1D/2D indexes usage in a kernel


Well I’m learning CUDA C by myself, and I’m taking as a reference the CUDA BY EXAMPLE book. Now I understand the part of the threadIdx and blockIdx, but what I can’t understand is when to use threadIdx.x, threadIdx.y (the same with blockIdx.x, blockIdx.y). It’s just that when they use the example of vector add they use only something like this

[indent][indent]c[threadIdx.x] = a[threadIdx.x] + b[threadIdx.x][/indent][/indent]

and sometimes they use

[indent][indent]x = threadIdx.x + blockIdx.x * blockDim.x[/indent][/indent]
[indent][indent]y = threadIdx.y + blockIdx.y * blockDim.y[/indent][/indent]

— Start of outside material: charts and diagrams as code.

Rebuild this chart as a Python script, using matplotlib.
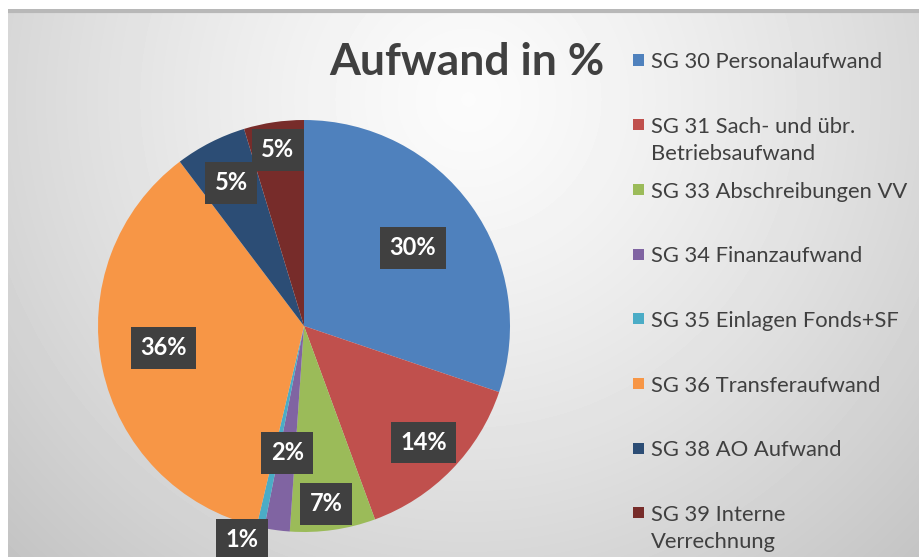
"""Pie chart of Aufwand shares by Sachgruppe, Excel-style."""

import matplotlib

matplotlib.use("Agg")
import matplotlib.pyplot as plt
import numpy as np
from matplotlib.patches import Rectangle

plt.rcParams["font.family"] = ["Lato", "DejaVu Sans"]

LABELS = [
    "SG 30 Personalaufwand",
    "SG 31 Sach- und übr.\nBetriebsaufwand",
    "SG 33 Abschreibungen VV",
    "SG 34 Finanzaufwand",
    "SG 35 Einlagen Fonds+SF",
    "SG 36 Transferaufwand",
    "SG 38 AO Aufwand",
    "SG 39 Interne\nVerrechnung",
]
SHARES = [30.2, 14.2, 6.7, 2.0, 0.6, 36.0, 5.6, 4.7]
PCT_TEXT = ["30%", "14%", "7%", "2%", "1%", "36%", "5%", "5%"]
COLORS = ["#4f81bd", "#c0504d", "#9bbb59", "#8064a2",
          "#4bacc6", "#f79646", "#2c4d75", "#772c2a"]

# label placement (fraction of radius, angle tweak in degrees)
LABEL_DIST = [0.65, 0.81, 0.87, 0.62, 1.08, 0.69, 0.78, 0.865]
LABEL_TWEAK = [0, 0, -1, 0, -4, -3, 0, 0]

W, H = 919, 557
fig = plt.figure(figsize=(W / 100, H / 100), dpi=100)
fig.patch.set_facecolor("white")

# background with radial gradient
bg = fig.add_axes([8 / W, 0, 1 - 8 / W, 1 - 9 / H])
yy, xx = np.mgrid[0:548, 0:911]
dist = np.hypot(xx - 460, yy - 90) / 650.0
shade = np.clip(0.985 - 0.22 * dist ** 1.3, 0.76, 1.0)
bg.imshow(shade, cmap="gray", vmin=0, vmax=1, aspect="auto",
          extent=[0, 1, 0, 1], origin="upper")
bg.axhline(0.997, color="#b8b8b8", lw=3)
bg.set_xlim(0, 1)
bg.set_ylim(0, 1)
bg.axis("off")

# pie: centre (304, 326) px, radius 206 px
cx, cy, r = 304, 326, 206
ax = fig.add_axes([(cx - r) / W, (H - cy - r) / H, 2 * r / W, 2 * r / H])
wedges, _ = ax.pie(SHARES, colors=COLORS, startangle=90, counterclock=False,
                   radius=1.0, wedgeprops=dict(linewidth=0))
ax.set_xlim(-1, 1)
ax.set_ylim(-1, 1)
ax.axis("off")

for w, txt, d, tw in zip(wedges, PCT_TEXT, LABEL_DIST, LABEL_TWEAK):
    mid = np.deg2rad((w.theta1 + w.theta2) / 2 + tw)
    ax.text(d * np.cos(mid), d * np.sin(mid), txt, ha="center", va="center",
            color="white", fontsize=17, fontweight="bold", clip_on=False,
            bbox=dict(boxstyle="square,pad=0.4", fc="#404040", ec="none"),
            zorder=5)

# title
fig.text(467 / W, 1 - 62 / H, "Aufwand in %", ha="center", va="center",
         fontsize=32, fontweight="bold", color="#404040")

# legend, drawn by hand to get Excel's spacing
step = 64.7
for i, (label, color) in enumerate(zip(LABELS, COLORS)):
    y = 60 + i * step
    fig.patches.append(Rectangle((633 / W, 1 - (y + 5.5) / H), 11 / W, 11 / H,
                                 transform=fig.transFigure, fc=color, ec="none"))
    fig.text(651 / W, 1 - (y - 7.8) / H, label, ha="left", va="top",
             fontsize=15.8, color="#404040", linespacing=1.42)

fig.savefig("out.png", dpi=100)
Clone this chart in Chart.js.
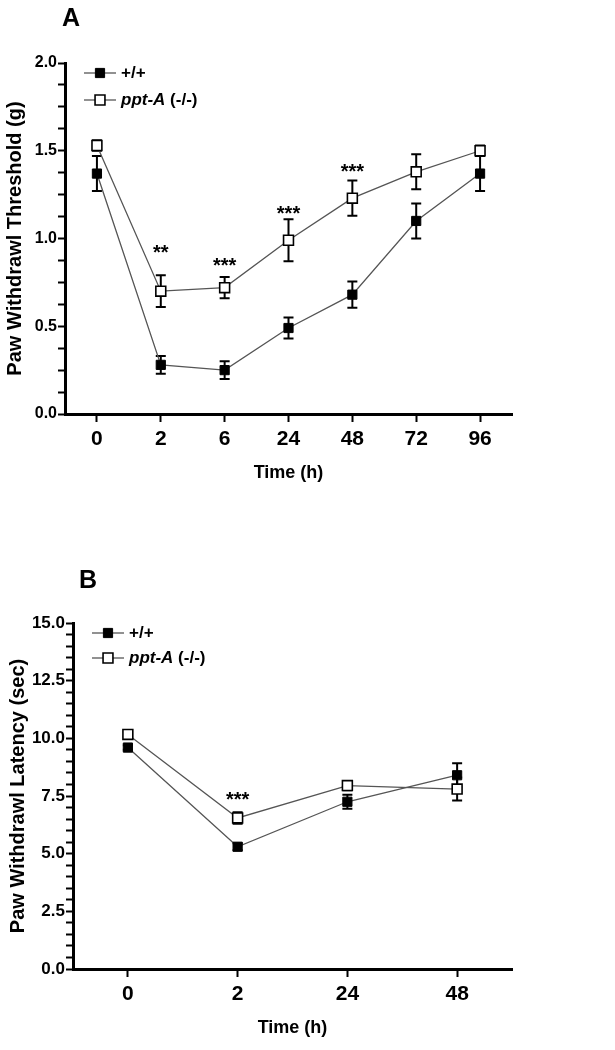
<!DOCTYPE html>
<html>
<head>
<meta charset="utf-8">
<script src="https://cdn.jsdelivr.net/npm/chart.js@4.4.1/dist/chart.umd.min.js"></script>
<style>
  body { margin: 0; background: #fff; }
  #wrapA { position: absolute; left: 0; top: 0; width: 615px; height: 500px; }
  #wrapB { position: absolute; left: 0; top: 500px; width: 615px; height: 550px; }
</style>
</head>
<body>
<div id="wrapA"><canvas id="chartA" width="615" height="500"></canvas></div>
<div id="wrapB"><canvas id="chartB" width="615" height="550"></canvas></div>
<script>
// Panel A - mechanical threshold
const timesA = ['0', '2', '6', '24', '48', '72', '96'];
const wildA = [1.37, 0.28, 0.25, 0.49, 0.68, 1.10, 1.37];
const wildErrA = [0.10, 0.05, 0.05, 0.06, 0.075, 0.10, 0.10];
const pptA = [1.53, 0.70, 0.72, 0.99, 1.23, 1.38, 1.50];
const pptErrA = [0.03, 0.09, 0.06, 0.12, 0.10, 0.10, 0.03];
const starsA = ['', '**', '***', '***', '***', '', ''];
const starLevelA = [null, 0.95, 0.875, 1.175, 1.415, null, null];

// Panel B - thermal latency
const timesB = ['0', '2', '24', '48'];
const wildB = [9.6, 5.3, 7.25, 8.4];
const wildErrB = [0.1, 0.15, 0.3, 0.52];
const pptB = [10.17, 6.55, 7.95, 7.8];
const pptErrB = [0.1, 0.25, 0.2, 0.5];
const starsB = ['', '***', '', ''];
const starLevelB = [null, 7.6, null, null];

const seriesNames = ['+/+', 'ppt-A (-/-)'];

const FONT = '"Liberation Sans", Arial, Helvetica, sans-serif';
Chart.defaults.font.family = FONT;
Chart.defaults.font.weight = 'bold';
Chart.defaults.color = '#000';

// error bars under the markers
const errorBars = {
    id: 'errorBars',
    beforeDatasetsDraw(chart) {
        const ctx = chart.ctx;
        const y = chart.scales.y;
        ctx.save();
        ctx.strokeStyle = '#000';
        ctx.lineWidth = 2;
        chart.data.datasets.forEach((ds, i) => {
            const meta = chart.getDatasetMeta(i);
            ds.errors.forEach((e, j) => {
                const x = meta.data[j].x;
                const top = y.getPixelForValue(ds.data[j] + e);
                const bot = y.getPixelForValue(ds.data[j] - e);
                ctx.beginPath();
                ctx.moveTo(x, top); ctx.lineTo(x, bot);
                ctx.moveTo(x - 5, top); ctx.lineTo(x + 5, top);
                ctx.moveTo(x - 5, bot); ctx.lineTo(x + 5, bot);
                ctx.stroke();
            });
        });
        ctx.restore();
    }
};

// panel letter, legend, significance stars
const decor = {
    id: 'decor',
    afterDraw(chart, args, o) {
        const ctx = chart.ctx;
        ctx.save();
        ctx.fillStyle = '#000';
        ctx.textBaseline = 'middle';
        ctx.textAlign = 'left';
        ctx.font = 'bold 25px ' + FONT;
        ctx.fillText(o.letter, o.letterX, o.letterY);

        // legend
        chart.data.datasets.forEach((ds, i) => {
            const ly = o.legendY[i];
            const lx = o.legendX;
            ctx.strokeStyle = ds.borderColor;
            ctx.lineWidth = 1.3;
            ctx.beginPath();
            ctx.moveTo(lx, ly); ctx.lineTo(lx + 32, ly);
            ctx.stroke();
            ctx.fillStyle = ds.pointBackgroundColor;
            ctx.strokeStyle = ds.pointBorderColor;
            ctx.lineWidth = ds.pointBorderWidth;
            Chart.helpers.drawPoint(ctx, {pointStyle: 'rect', radius: ds.pointRadius, borderWidth: ds.pointBorderWidth}, lx + 16, ly);
            ctx.fillStyle = '#000';
            const name = seriesNames[i];
            let tx = lx + 37;
            if (i === 1) {
                const parts = name.split(' ');
                ctx.font = 'italic bold 17px ' + FONT;
                ctx.fillText(parts[0], tx, ly);
                tx += ctx.measureText(parts[0]).width;
                ctx.font = 'bold 17px ' + FONT;
                ctx.fillText(' ' + parts[1], tx, ly);
            } else {
                ctx.font = 'bold 17px ' + FONT;
                ctx.fillText(name, tx, ly);
            }
        });

        // stars
        const meta = chart.getDatasetMeta(1);
        ctx.font = 'bold 20px ' + FONT;
        ctx.textAlign = 'center';
        ctx.textBaseline = 'alphabetic';
        o.stars.forEach((s, j) => {
            if (!s) return;
            const py = chart.scales.y.getPixelForValue(o.starLevel[j]);
            ctx.fillText(s, meta.data[j].x, py + 12);
        });
        ctx.restore();
    }
};

function makeChart(id, labels, wild, wildErr, ppt, pptErr, cfg) {
    return new Chart(document.getElementById(id), {
        type: 'line',
        data: {
            labels: labels,
            datasets: [
                {
                    label: seriesNames[0],
                    data: wild,
                    errors: wildErr,
                    borderColor: '#555',
                    borderWidth: 1.3,
                    pointStyle: 'rect',
                    pointRadius: 6.5,
                    pointBackgroundColor: '#000',
                    pointBorderColor: '#000',
                    pointBorderWidth: 1,
                    tension: 0
                },
                {
                    label: seriesNames[1],
                    data: ppt,
                    errors: pptErr,
                    borderColor: '#555',
                    borderWidth: 1.3,
                    pointStyle: 'rect',
                    pointRadius: 7,
                    pointBackgroundColor: '#fff',
                    pointBorderColor: '#000',
                    pointBorderWidth: 1.6,
                    tension: 0
                }
            ]
        },
        options: {
            responsive: false,
            animation: false,
            events: [],
            layout: { padding: { top: cfg.padTop, right: 103, left: 0, bottom: 0 } },
            plugins: {
                legend: { display: false },
                tooltip: { enabled: false },
                decor: cfg.decor
            },
            scales: {
                x: {
                    offset: true,
                    afterFit: s => { s.height = cfg.xHeight; },
                    grid: { drawOnChartArea: false, tickLength: 8, tickColor: '#000', tickWidth: 2 },
                    border: { display: true, color: '#000', width: 3 },
                    ticks: { font: { size: 21, weight: 'bold' }, color: '#000', padding: 5 },
                    title: {
                        display: true,
                        text: 'Time (h)',
                        font: { size: 18, weight: 'bold' },
                        color: '#000',
                        padding: { top: 0, bottom: cfg.xTitlePad }
                    }
                },
                y: {
                    min: 0,
                    max: cfg.yMax,
                    afterFit: s => { s.width = cfg.yWidth; },
                    grid: { drawOnChartArea: false, tickLength: 7, tickColor: '#000', tickWidth: 2 },
                    border: { display: true, color: '#000', width: 3 },
                    ticks: {
                        stepSize: cfg.minorStep,
                        autoSkip: false,
                        padding: 1,
                        color: '#000',
                        font: { size: cfg.yFont, weight: 'bold' },
                        callback: v => (Math.abs(v / cfg.majorStep - Math.round(v / cfg.majorStep)) < 1e-6 ? v.toFixed(1) : '')
                    },
                    title: {
                        display: true,
                        text: cfg.yTitle,
                        font: { size: 20, weight: 'bold' },
                        color: '#000',
                        padding: { top: cfg.yTitlePad, bottom: 0 }
                    }
                }
            }
        },
        plugins: [errorBars, decor]
    });
}

makeChart('chartA', timesA, wildA, wildErrA, pptA, pptErrA, {
    padTop: 63, xHeight: 86, xTitlePad: 16, yWidth: 65, yTitlePad: 3,
    yMax: 2, minorStep: 0.125, majorStep: 0.5, yFont: 16,
    yTitle: 'Paw Withdrawl Threshold (g)',
    decor: { letter: 'A', letterX: 62, letterY: 19, legendX: 84, legendY: [73, 100], stars: starsA, starLevel: starLevelA }
});

makeChart('chartB', timesB, wildB, wildErrB, pptB, pptErrB, {
    padTop: 123, xHeight: 81, xTitlePad: 11, yWidth: 73, yTitlePad: 6,
    yMax: 15, minorStep: 0.5, majorStep: 2.5, yFont: 17,
    yTitle: 'Paw Withdrawl Latency (sec)',
    decor: { letter: 'B', letterX: 79, letterY: 81, legendX: 92, legendY: [133, 158], stars: starsB, starLevel: starLevelB }
});
</script>
</body>
</html>
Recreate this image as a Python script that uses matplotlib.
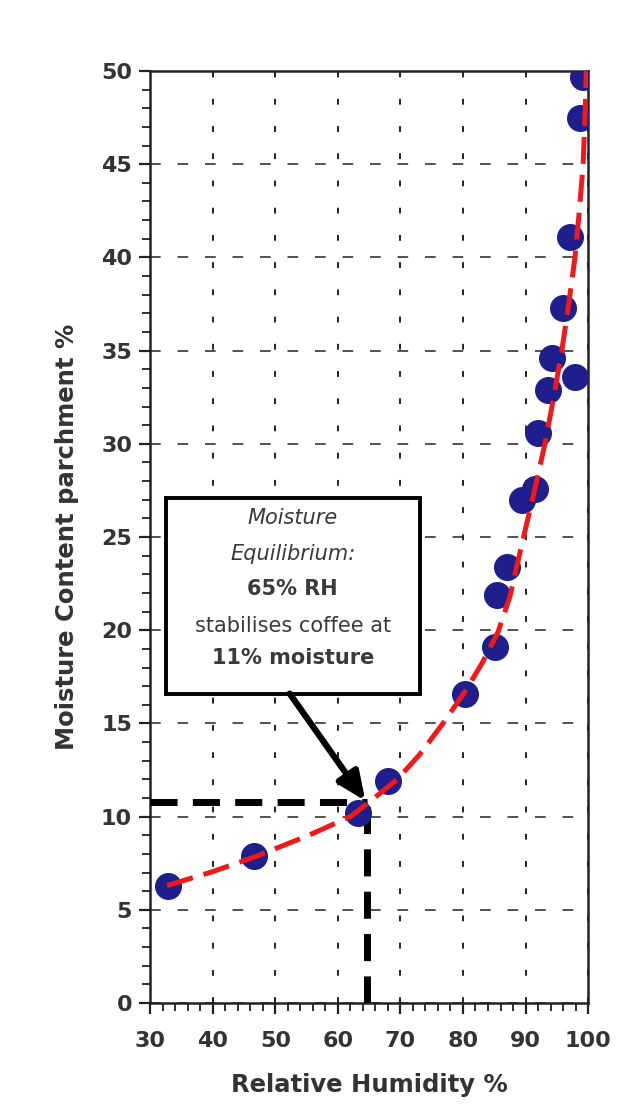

but what’s the difference or when should I use the first thing and when the second one. I understand that the second form is just to linearize but, why linearize X & Y.

Could you explain me this? As simple as you can. Thank you.

Having x and y is just for your convenience. Use whatever suits you best.

For very large grids it also pushes the maximum block number a bit, since this is limited to 65535 in each direction.

So I can use the indexes as I wish? I mean if I always treat my problems like a vector using just threadIdx.x, blockIdx.x it won’t have much impact on performance? Or it’s better to try to use 1D, 2D, 3D grids/blocks???

There is no impact on performance, so just go ahead with 1D grid and block.